::: SOURCE DATA :::

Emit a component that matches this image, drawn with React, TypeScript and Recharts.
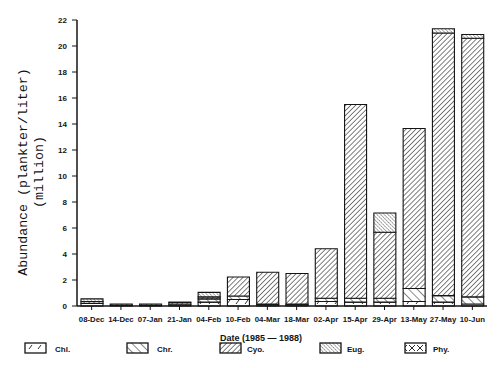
import React from "react";
import { BarChart, Bar, XAxis, YAxis } from "recharts";

const categories = ["08-Dec", "14-Dec", "07-Jan", "21-Jan", "04-Feb", "10-Feb", "04-Mar", "18-Mar", "02-Apr", "15-Apr", "29-Apr", "13-May", "27-May", "10-Jun"];
const chl = [0.2, 0.05, 0.05, 0.1, 0.3, 0.5, 0.1, 0.1, 0.35, 0.3, 0.3, 0.35, 0.3, 0.15];
const chr = [0, 0, 0, 0, 0.25, 0.27, 0.05, 0.05, 0.25, 0.3, 0.3, 1.0, 0.5, 0.55];
const cyo = [0.15, 0.1, 0.1, 0.15, 0.15, 1.46, 2.45, 2.35, 3.8, 14.9, 5.07, 12.3, 20.2, 19.9];
const eug = [0.2, 0, 0, 0.05, 0.35, 0, 0, 0, 0, 0, 1.48, 0, 0.33, 0.28];
const phy = [0, 0, 0, 0, 0, 0, 0, 0, 0, 0, 0, 0, 0, 0];
const yTicks = [0, 2, 4, 6, 8, 10, 12, 14, 16, 18, 20, 22];

const seriesNames = ["Chl.", "Chr.", "Cyo.", "Eug.", "Phy."];
const seriesKeys = ["chl", "chr", "cyo", "eug", "phy"];

const data = categories.map((date, i) => ({
  date,
  chl: chl[i],
  chr: chr[i],
  cyo: cyo[i],
  eug: eug[i],
  phy: phy[i],
}));

const INK = "#141414";
const SANS = "'Liberation Sans', Arial, sans-serif";

function Patterns() {
  return (
    <defs>
      <pattern id="pat-chl" width="9" height="9" patternUnits="userSpaceOnUse">
        <rect width="9" height="9" fill="#fff" />
        <line x1="2" y1="7" x2="5" y2="3" stroke={INK} strokeWidth="0.9" />
      </pattern>
      <pattern id="pat-chr" width="6" height="6" patternUnits="userSpaceOnUse" patternTransform="rotate(-45)">
        <rect width="6" height="6" fill="#fff" />
        <line x1="0" y1="0" x2="0" y2="6" stroke={INK} strokeWidth="1" />
      </pattern>
      <pattern id="pat-cyo" width="3.5" height="3.5" patternUnits="userSpaceOnUse" patternTransform="rotate(45)">
        <rect width="3.5" height="3.5" fill="#fff" />
        <line x1="0" y1="0" x2="0" y2="3.5" stroke={INK} strokeWidth="1.1" />
      </pattern>
      <pattern id="pat-eug" width="2.6" height="2.6" patternUnits="userSpaceOnUse" patternTransform="rotate(-45)">
        <rect width="2.6" height="2.6" fill="#fff" />
        <line x1="0" y1="0" x2="0" y2="2.6" stroke={INK} strokeWidth="0.9" strokeDasharray="1.6 0.6" />
      </pattern>
      <pattern id="pat-phy" width="8" height="8" patternUnits="userSpaceOnUse">
        <rect width="8" height="8" fill="#fff" />
        <line x1="1" y1="1" x2="7" y2="7" stroke={INK} strokeWidth="0.9" />
        <line x1="7" y1="1" x2="1" y2="7" stroke={INK} strokeWidth="0.9" />
      </pattern>
    </defs>
  );
}

function XTick(props: any) {
  const { x, y, payload } = props;
  return (
    <text x={x} y={y} dy="0.71em" textAnchor="middle" fontFamily={SANS} fontWeight="bold" fontSize={7.8} fill={INK}>
      {payload.value}
    </text>
  );
}

function YLabel() {
  const cx = 23;
  const cx2 = 39;
  const cy = 172;
  return (
    <g>
      <text x={cx} y={cy} transform={`rotate(-90 ${cx} ${cy})`} textAnchor="middle" dominantBaseline="central" fontFamily="'Liberation Mono', monospace" fontSize={13.3} fill="#111">
        Abundance (plankter/liter)
      </text>
      <text x={cx2} y={cy} transform={`rotate(-90 ${cx2} ${cy})`} textAnchor="middle" dominantBaseline="central" fontFamily="'Liberation Mono', monospace" fontSize={13.3} fill="#111">
        (million)
      </text>
    </g>
  );
}

const legendPos = [
  { sx: 25, tx: 55 },
  { sx: 127, tx: 157 },
  { sx: 220, tx: 247 },
  { sx: 320, tx: 347 },
  { sx: 405, tx: 433 },
];

export default function App() {
  return (
    <div style={{ position: "absolute", left: 0, top: 0, width: 500, height: 368, background: "#fff" }}>
      <svg width={0} height={0} style={{ position: "absolute" }}>
        <Patterns />
      </svg>
      <BarChart width={500} height={368} data={data} margin={{ top: 20, right: 13, bottom: 42, left: 17 }} barSize={22}>
        <XAxis
          dataKey="date"
          interval={0}
          tick={<XTick />}
          tickSize={4}
          tickMargin={6}
          height={20}
          axisLine={{ stroke: INK, strokeWidth: 1.5 }}
          tickLine={{ stroke: INK }}
        />
        <XAxis xAxisId="top" dataKey="date" orientation="top" height={0} tick={false} tickLine={false} axisLine={{ stroke: INK, strokeWidth: 1.5 }} />
        <YAxis
          domain={[0, 22]}
          ticks={yTicks}
          interval={0}
          width={60}
          tickSize={5}
          tickMargin={5}
          tick={{ fontFamily: SANS, fontWeight: "bold", fontSize: 8, fill: INK }}
          axisLine={{ stroke: INK, strokeWidth: 1.5 }}
          tickLine={{ stroke: INK }}
          label={{ content: <YLabel /> }}
        />
        <YAxis yAxisId="r" orientation="right" domain={[0, 22]} width={0} tick={false} tickLine={false} axisLine={{ stroke: INK, strokeWidth: 1.5 }} />
        {seriesKeys.map((k) => (
          <Bar key={k} dataKey={k} stackId="a" fill={`url(#pat-${k})`} stroke={INK} strokeWidth={1.1} isAnimationActive={false} />
        ))}
      </BarChart>
      <svg width={500} height={368} style={{ position: "absolute", left: 0, top: 0, pointerEvents: "none" }}>
        <text x={220} y={341} fontFamily={SANS} fontWeight="bold" fontSize={9} fill={INK}>
          Date (1985 — 1988)
        </text>
        {seriesKeys.map((k, i) => (
          <g key={k}>
            <rect x={legendPos[i].sx} y={343} width={21} height={10} fill={`url(#pat-${k})`} stroke={INK} strokeWidth={1.3} />
            <text x={legendPos[i].tx} y={349} dominantBaseline="central" fontFamily={SANS} fontWeight="bold" fontSize={8} fill={INK}>
              {seriesNames[i]}
            </text>
          </g>
        ))}
      </svg>
    </div>
  );
}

:::

■ PROBLEM TO SOLVE: Leave out the pictures and transcribe everything else exactly.

■ SOLUTION FOR THIS TASK:
Emit a component that matches this image, drawn with React, TypeScript and Recharts.
import React from "react";
import { BarChart, Bar, XAxis, YAxis } from "recharts";

const categories = ["08-Dec", "14-Dec", "07-Jan", "21-Jan", "04-Feb", "10-Feb", "04-Mar", "18-Mar", "02-Apr", "15-Apr", "29-Apr", "13-May", "27-May", "10-Jun"];
const chl = [0.2, 0.05, 0.05, 0.1, 0.3, 0.5, 0.1, 0.1, 0.35, 0.3, 0.3, 0.35, 0.3, 0.15];
const chr = [0, 0, 0, 0, 0.25, 0.27, 0.05, 0.05, 0.25, 0.3, 0.3, 1.0, 0.5, 0.55];
const cyo = [0.15, 0.1, 0.1, 0.15, 0.15, 1.46, 2.45, 2.35, 3.8, 14.9, 5.07, 12.3, 20.2, 19.9];
const eug = [0.2, 0, 0, 0.05, 0.35, 0, 0, 0, 0, 0, 1.48, 0, 0.33, 0.28];
const phy = [0, 0, 0, 0, 0, 0, 0, 0, 0, 0, 0, 0, 0, 0];
const yTicks = [0, 2, 4, 6, 8, 10, 12, 14, 16, 18, 20, 22];

const seriesNames = ["Chl.", "Chr.", "Cyo.", "Eug.", "Phy."];
const seriesKeys = ["chl", "chr", "cyo", "eug", "phy"];

const data = categories.map((date, i) => ({
  date,
  chl: chl[i],
  chr: chr[i],
  cyo: cyo[i],
  eug: eug[i],
  phy: phy[i],
}));

const INK = "#141414";
const SANS = "'Liberation Sans', Arial, sans-serif";

function Patterns() {
  return (
    <defs>
      <pattern id="pat-chl" width="9" height="9" patternUnits="userSpaceOnUse">
        <rect width="9" height="9" fill="#fff" />
        <line x1="2" y1="7" x2="5" y2="3" stroke={INK} strokeWidth="0.9" />
      </pattern>
      <pattern id="pat-chr" width="6" height="6" patternUnits="userSpaceOnUse" patternTransform="rotate(-45)">
        <rect width="6" height="6" fill="#fff" />
        <line x1="0" y1="0" x2="0" y2="6" stroke={INK} strokeWidth="1" />
      </pattern>
      <pattern id="pat-cyo" width="3.5" height="3.5" patternUnits="userSpaceOnUse" patternTransform="rotate(45)">
        <rect width="3.5" height="3.5" fill="#fff" />
        <line x1="0" y1="0" x2="0" y2="3.5" stroke={INK} strokeWidth="1.1" />
      </pattern>
      <pattern id="pat-eug" width="2.6" height="2.6" patternUnits="userSpaceOnUse" patternTransform="rotate(-45)">
        <rect width="2.6" height="2.6" fill="#fff" />
        <line x1="0" y1="0" x2="0" y2="2.6" stroke={INK} strokeWidth="0.9" strokeDasharray="1.6 0.6" />
      </pattern>
      <pattern id="pat-phy" width="8" height="8" patternUnits="userSpaceOnUse">
        <rect width="8" height="8" fill="#fff" />
        <line x1="1" y1="1" x2="7" y2="7" stroke={INK} strokeWidth="0.9" />
        <line x1="7" y1="1" x2="1" y2="7" stroke={INK} strokeWidth="0.9" />
      </pattern>
    </defs>
  );
}

function XTick(props: any) {
  const { x, y, payload } = props;
  return (
    <text x={x} y={y} dy="0.71em" textAnchor="middle" fontFamily={SANS} fontWeight="bold" fontSize={7.8} fill={INK}>
      {payload.value}
    </text>
  );
}

function YLabel() {
  const cx = 23;
  const cx2 = 39;
  const cy = 172;
  return (
    <g>
      <text x={cx} y={cy} transform={`rotate(-90 ${cx} ${cy})`} textAnchor="middle" dominantBaseline="central" fontFamily="'Liberation Mono', monospace" fontSize={13.3} fill="#111">
        Abundance (plankter/liter)
      </text>
      <text x={cx2} y={cy} transform={`rotate(-90 ${cx2} ${cy})`} textAnchor="middle" dominantBaseline="central" fontFamily="'Liberation Mono', monospace" fontSize={13.3} fill="#111">
        (million)
      </text>
    </g>
  );
}

const legendPos = [
  { sx: 25, tx: 55 },
  { sx: 127, tx: 157 },
  { sx: 220, tx: 247 },
  { sx: 320, tx: 347 },
  { sx: 405, tx: 433 },
];

export default function App() {
  return (
    <div style={{ position: "absolute", left: 0, top: 0, width: 500, height: 368, background: "#fff" }}>
      <svg width={0} height={0} style={{ position: "absolute" }}>
        <Patterns />
      </svg>
      <BarChart width={500} height={368} data={data} margin={{ top: 20, right: 13, bottom: 42, left: 17 }} barSize={22}>
        <XAxis
          dataKey="date"
          interval={0}
          tick={<XTick />}
          tickSize={4}
          tickMargin={6}
          height={20}
          axisLine={{ stroke: INK, strokeWidth: 1.5 }}
          tickLine={{ stroke: INK }}
        />
        <XAxis xAxisId="top" dataKey="date" orientation="top" height={0} tick={false} tickLine={false} axisLine={{ stroke: INK, strokeWidth: 1.5 }} />
        <YAxis
          domain={[0, 22]}
          ticks={yTicks}
          interval={0}
          width={60}
          tickSize={5}
          tickMargin={5}
          tick={{ fontFamily: SANS, fontWeight: "bold", fontSize: 8, fill: INK }}
          axisLine={{ stroke: INK, strokeWidth: 1.5 }}
          tickLine={{ stroke: INK }}
          label={{ content: <YLabel /> }}
        />
        <YAxis yAxisId="r" orientation="right" domain={[0, 22]} width={0} tick={false} tickLine={false} axisLine={{ stroke: INK, strokeWidth: 1.5 }} />
        {seriesKeys.map((k) => (
          <Bar key={k} dataKey={k} stackId="a" fill={`url(#pat-${k})`} stroke={INK} strokeWidth={1.1} isAnimationActive={false} />
        ))}
      </BarChart>
      <svg width={500} height={368} style={{ position: "absolute", left: 0, top: 0, pointerEvents: "none" }}>
        <text x={220} y={341} fontFamily={SANS} fontWeight="bold" fontSize={9} fill={INK}>
          Date (1985 — 1988)
        </text>
        {seriesKeys.map((k, i) => (
          <g key={k}>
            <rect x={legendPos[i].sx} y={343} width={21} height={10} fill={`url(#pat-${k})`} stroke={INK} strokeWidth={1.3} />
            <text x={legendPos[i].tx} y={349} dominantBaseline="central" fontFamily={SANS} fontWeight="bold" fontSize={8} fill={INK}>
              {seriesNames[i]}
            </text>
          </g>
        ))}
      </svg>
    </div>
  );
}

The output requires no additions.